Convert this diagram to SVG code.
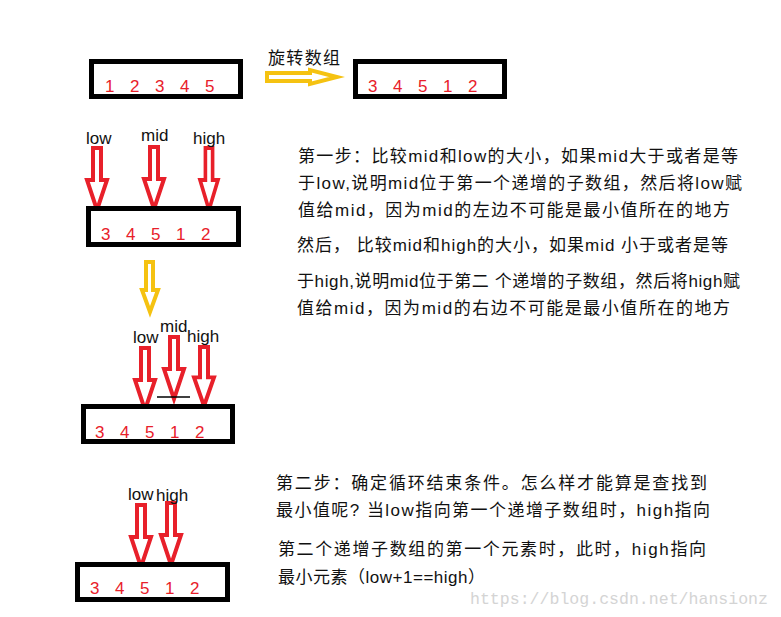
<svg xmlns="http://www.w3.org/2000/svg" width="781" height="617" viewBox="0 0 781 617">
<style>
.box{fill:#fff;stroke:#000;stroke-width:5}
.dg{font-family:"Liberation Sans",sans-serif;font-size:17px;fill:#e8202a}
.lb{font-family:"Liberation Sans",sans-serif;font-size:17px;fill:#111}
.cn{font-family:"Liberation Sans","Noto Sans CJK SC",sans-serif;font-size:17px;fill:#111}
.ra{fill:#fff;stroke:#e8202a;stroke-width:4;stroke-linejoin:miter}
.ya{fill:#fff;stroke:#f5c211;stroke-width:4}
.wm{font-family:"Liberation Mono",monospace;font-size:17px;fill:#d4d4d4}
</style>
<defs>
<path id="dn" d="M-4,0 H4 V32 H10 L0,62 L-10,32 H-4 Z"/>
</defs>
<rect width="781" height="617" fill="#fff"/>
<g id="array1"><rect class="box" x="91.5" y="61.5" width="149" height="35"/>
<text class="dg" y="92"><tspan x="105">1</tspan><tspan x="130">2</tspan><tspan x="155">3</tspan><tspan x="180">4</tspan><tspan x="205">5</tspan></text></g>
<g id="array2"><rect class="box" x="355.5" y="61.5" width="149" height="35"/>
<text class="dg" y="92"><tspan x="368">3</tspan><tspan x="393">4</tspan><tspan x="418">5</tspan><tspan x="443">1</tspan><tspan x="468">2</tspan></text></g>
<text class="cn" x="268" y="64" font-size="18" textLength="72" lengthAdjust="spacing">旋转数组</text>
<g id="connectors">
<path class="ya" d="M267,73 H310 V70 L337,77 L310,84 V81 H267 Z"/>
<path class="ya" d="M146,262 H153 V290 H158 L150,312 L142,290 H146 Z"/>
<use href="#dn" class="ra" transform="translate(97,148) scale(1,1)"/>
<use href="#dn" class="ra" transform="translate(154,147)"/>
<use href="#dn" class="ra" transform="translate(209,148) scale(0.9,1)"/>
<use href="#dn" class="ra" transform="translate(145,348)"/>
<use href="#dn" class="ra" transform="translate(174,337)"/>
<use href="#dn" class="ra" transform="translate(204,347) scale(1,0.95)"/>
<use href="#dn" class="ra" transform="translate(141,505)"/>
<use href="#dn" class="ra" transform="translate(171,503)"/>
<line x1="157" y1="397" x2="190" y2="397" stroke="#000" stroke-width="1.5"/>
</g>
<g id="row2">
<rect class="box" x="88.5" y="208.5" width="150" height="36"/>
<text class="dg" y="240"><tspan x="101">3</tspan><tspan x="126">4</tspan><tspan x="151">5</tspan><tspan x="176">1</tspan><tspan x="201">2</tspan></text>
<text class="lb" x="86" y="144">low</text><text class="lb" x="141" y="141">mid</text><text class="lb" x="193" y="144">high</text>
</g>
<g id="row3">
<rect class="box" x="83.5" y="406.5" width="149" height="35"/>
<text class="dg" y="438"><tspan x="95">3</tspan><tspan x="120">4</tspan><tspan x="145">5</tspan><tspan x="170">1</tspan><tspan x="195">2</tspan></text>
<text class="lb" x="133" y="343">low</text><text class="lb" x="160" y="332">mid</text><text class="lb" x="187" y="342">high</text>
</g>
<g id="row4">
<rect class="box" x="77.5" y="564.5" width="150" height="35"/>
<text class="dg" y="594"><tspan x="90">3</tspan><tspan x="115">4</tspan><tspan x="140">5</tspan><tspan x="165">1</tspan><tspan x="190">2</tspan></text>
<text class="lb" x="128" y="500">low</text><text class="lb" x="156" y="501">high</text>
</g>
<g id="step1">
<text class="cn" x="298" y="162" textLength="440" lengthAdjust="spacing">第一步：比较mid和low的大小，如果mid大于或者是等</text>
<text class="cn" x="298" y="189" textLength="444" lengthAdjust="spacing">于low,说明mid位于第一个递增的子数组，然后将low赋</text>
<text class="cn" x="298" y="216" textLength="432" lengthAdjust="spacing">值给mid，因为mid的左边不可能是最小值所在的地方</text>
<text class="cn" x="297" y="251" textLength="431" lengthAdjust="spacing">然后，  比较mid和high的大小，如果mid 小于或者是等</text>
<text class="cn" x="297" y="287" textLength="443" lengthAdjust="spacing">于high,说明mid位于第二 个递增的子数组，然后将high赋</text>
<text class="cn" x="297" y="314" textLength="433" lengthAdjust="spacing">值给mid，因为mid的右边不可能是最小值所在的地方</text>
</g>
<g id="step2">
<text class="cn" x="276" y="489" textLength="431" lengthAdjust="spacing">第二步：确定循环结束条件。怎么样才能算是查找到</text>
<text class="cn" x="276" y="516" textLength="434" lengthAdjust="spacing">最小值呢? 当low指向第一个递增子数组时，high指向</text>
<text class="cn" x="278" y="555" textLength="428" lengthAdjust="spacing">第二个递增子数组的第一个元素时，此时，high指向</text>
<text class="cn" x="278" y="583" textLength="207" lengthAdjust="spacing">最小元素（low+1==high）</text>
</g>
<text class="wm" x="470" y="604" textLength="298" lengthAdjust="spacingAndGlyphs">https://blog.csdn.net/hansionz</text>
</svg>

*Task goal*.
Leave out the pictures and transcribe everything else exactly.

*Result of this task*.
Convert this diagram to SVG code.
<svg xmlns="http://www.w3.org/2000/svg" width="781" height="617" viewBox="0 0 781 617">
<style>
.box{fill:#fff;stroke:#000;stroke-width:5}
.dg{font-family:"Liberation Sans",sans-serif;font-size:17px;fill:#e8202a}
.lb{font-family:"Liberation Sans",sans-serif;font-size:17px;fill:#111}
.cn{font-family:"Liberation Sans","Noto Sans CJK SC",sans-serif;font-size:17px;fill:#111}
.ra{fill:#fff;stroke:#e8202a;stroke-width:4;stroke-linejoin:miter}
.ya{fill:#fff;stroke:#f5c211;stroke-width:4}
.wm{font-family:"Liberation Mono",monospace;font-size:17px;fill:#d4d4d4}
</style>
<defs>
<path id="dn" d="M-4,0 H4 V32 H10 L0,62 L-10,32 H-4 Z"/>
</defs>
<rect width="781" height="617" fill="#fff"/>
<g id="array1"><rect class="box" x="91.5" y="61.5" width="149" height="35"/>
<text class="dg" y="92"><tspan x="105">1</tspan><tspan x="130">2</tspan><tspan x="155">3</tspan><tspan x="180">4</tspan><tspan x="205">5</tspan></text></g>
<g id="array2"><rect class="box" x="355.5" y="61.5" width="149" height="35"/>
<text class="dg" y="92"><tspan x="368">3</tspan><tspan x="393">4</tspan><tspan x="418">5</tspan><tspan x="443">1</tspan><tspan x="468">2</tspan></text></g>
<text class="cn" x="268" y="64" font-size="18" textLength="72" lengthAdjust="spacing">旋转数组</text>
<g id="connectors">
<path class="ya" d="M267,73 H310 V70 L337,77 L310,84 V81 H267 Z"/>
<path class="ya" d="M146,262 H153 V290 H158 L150,312 L142,290 H146 Z"/>
<use href="#dn" class="ra" transform="translate(97,148) scale(1,1)"/>
<use href="#dn" class="ra" transform="translate(154,147)"/>
<use href="#dn" class="ra" transform="translate(209,148) scale(0.9,1)"/>
<use href="#dn" class="ra" transform="translate(145,348)"/>
<use href="#dn" class="ra" transform="translate(174,337)"/>
<use href="#dn" class="ra" transform="translate(204,347) scale(1,0.95)"/>
<use href="#dn" class="ra" transform="translate(141,505)"/>
<use href="#dn" class="ra" transform="translate(171,503)"/>
<line x1="157" y1="397" x2="190" y2="397" stroke="#000" stroke-width="1.5"/>
</g>
<g id="row2">
<rect class="box" x="88.5" y="208.5" width="150" height="36"/>
<text class="dg" y="240"><tspan x="101">3</tspan><tspan x="126">4</tspan><tspan x="151">5</tspan><tspan x="176">1</tspan><tspan x="201">2</tspan></text>
<text class="lb" x="86" y="144">low</text><text class="lb" x="141" y="141">mid</text><text class="lb" x="193" y="144">high</text>
</g>
<g id="row3">
<rect class="box" x="83.5" y="406.5" width="149" height="35"/>
<text class="dg" y="438"><tspan x="95">3</tspan><tspan x="120">4</tspan><tspan x="145">5</tspan><tspan x="170">1</tspan><tspan x="195">2</tspan></text>
<text class="lb" x="133" y="343">low</text><text class="lb" x="160" y="332">mid</text><text class="lb" x="187" y="342">high</text>
</g>
<g id="row4">
<rect class="box" x="77.5" y="564.5" width="150" height="35"/>
<text class="dg" y="594"><tspan x="90">3</tspan><tspan x="115">4</tspan><tspan x="140">5</tspan><tspan x="165">1</tspan><tspan x="190">2</tspan></text>
<text class="lb" x="128" y="500">low</text><text class="lb" x="156" y="501">high</text>
</g>
<g id="step1">
<text class="cn" x="298" y="162" textLength="440" lengthAdjust="spacing">第一步：比较mid和low的大小，如果mid大于或者是等</text>
<text class="cn" x="298" y="189" textLength="444" lengthAdjust="spacing">于low,说明mid位于第一个递增的子数组，然后将low赋</text>
<text class="cn" x="298" y="216" textLength="432" lengthAdjust="spacing">值给mid，因为mid的左边不可能是最小值所在的地方</text>
<text class="cn" x="297" y="251" textLength="431" lengthAdjust="spacing">然后，  比较mid和high的大小，如果mid 小于或者是等</text>
<text class="cn" x="297" y="287" textLength="443" lengthAdjust="spacing">于high,说明mid位于第二 个递增的子数组，然后将high赋</text>
<text class="cn" x="297" y="314" textLength="433" lengthAdjust="spacing">值给mid，因为mid的右边不可能是最小值所在的地方</text>
</g>
<g id="step2">
<text class="cn" x="276" y="489" textLength="431" lengthAdjust="spacing">第二步：确定循环结束条件。怎么样才能算是查找到</text>
<text class="cn" x="276" y="516" textLength="434" lengthAdjust="spacing">最小值呢? 当low指向第一个递增子数组时，high指向</text>
<text class="cn" x="278" y="555" textLength="428" lengthAdjust="spacing">第二个递增子数组的第一个元素时，此时，high指向</text>
<text class="cn" x="278" y="583" textLength="207" lengthAdjust="spacing">最小元素（low+1==high）</text>
</g>
<text class="wm" x="470" y="604" textLength="298" lengthAdjust="spacingAndGlyphs">https://blog.csdn.net/hansionz</text>
</svg>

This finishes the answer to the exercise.